O. Silva1, S. Caldeira2, A. Sousa3, M. Mendes4, M. Martins5, R. Miranda6

1Universidade dos Açores - CICS.UAc/CICSNOVA.UAc (PORTUGAL)
2Universidade dos Açores-CICS.UAc/CICSNOVA.UAc (PORTUGAL)
3Universidade dos Açores - CEEAplA (PORTUGAL)
4Universidade dos Açores (PORTUGAL)
5Instituto Politécnico de Portalegre (PORTUGAL)
6Universidade Federal de Viçosa (BRAZIL)
Hazing is a social controversial phenomenon, whether in the academic world, by the students and the institutions to which they belong, or by the citizens in general. This subject has been studied in Portugal in recent years (e.g., Silva et al., 2014, 2016; Caldeira et al., 2015, 2016) in order to assess the perceptions and experiences of the students about the hazing rituals. The aim was to understand the way in which students live and perceive these events, and to ascertain the legitimacy that they attribute to many of the practices adopted in Portuguese higher education.

In this work, we intend to compare opinions from higher education students from two countries, Portugal and Brazil, about hazing practices. The aim is to analyse possible similarities or discrepancies between the students of these two countries, regarding their type and level of participation in academic life plus their answers to the Scale for Assessment of Situations of Bullying in Hazing Practices of Higher Education (SASBHP), from Matos et al. (2010).
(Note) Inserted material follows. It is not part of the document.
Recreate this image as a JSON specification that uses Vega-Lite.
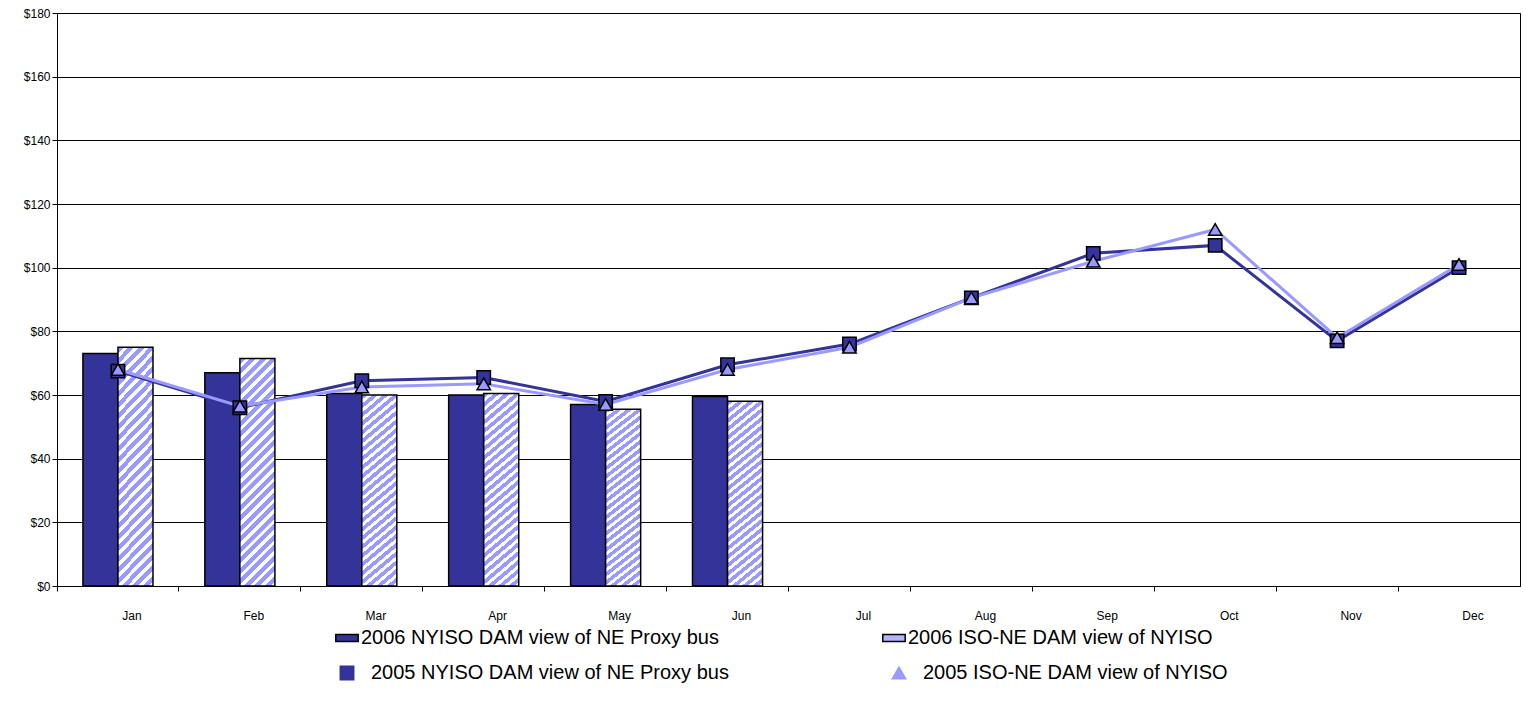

The survey included, in addition to the SASBHP, some sociodemographic variables and other ones related to the academic environment. Data were analysed using some visualization methods, some non-parametric hypothesis tests and the k-means method (non-hierarchical cluster analysis).

Our findings show the existence of significant differences in the SASBHP scores between the two groups of students (Portugal and Brazil). The opinions regarding the hazing practices are not consensual among these groups of students. We also concluded that the students presented some assigned differences in the frequency of participation in the academic activities. Moreover, the Brazilian students, although they participate more actively in hazing practices, revealed more heterogeneous opinions in relation to these activities comparatively with the Portuguese students.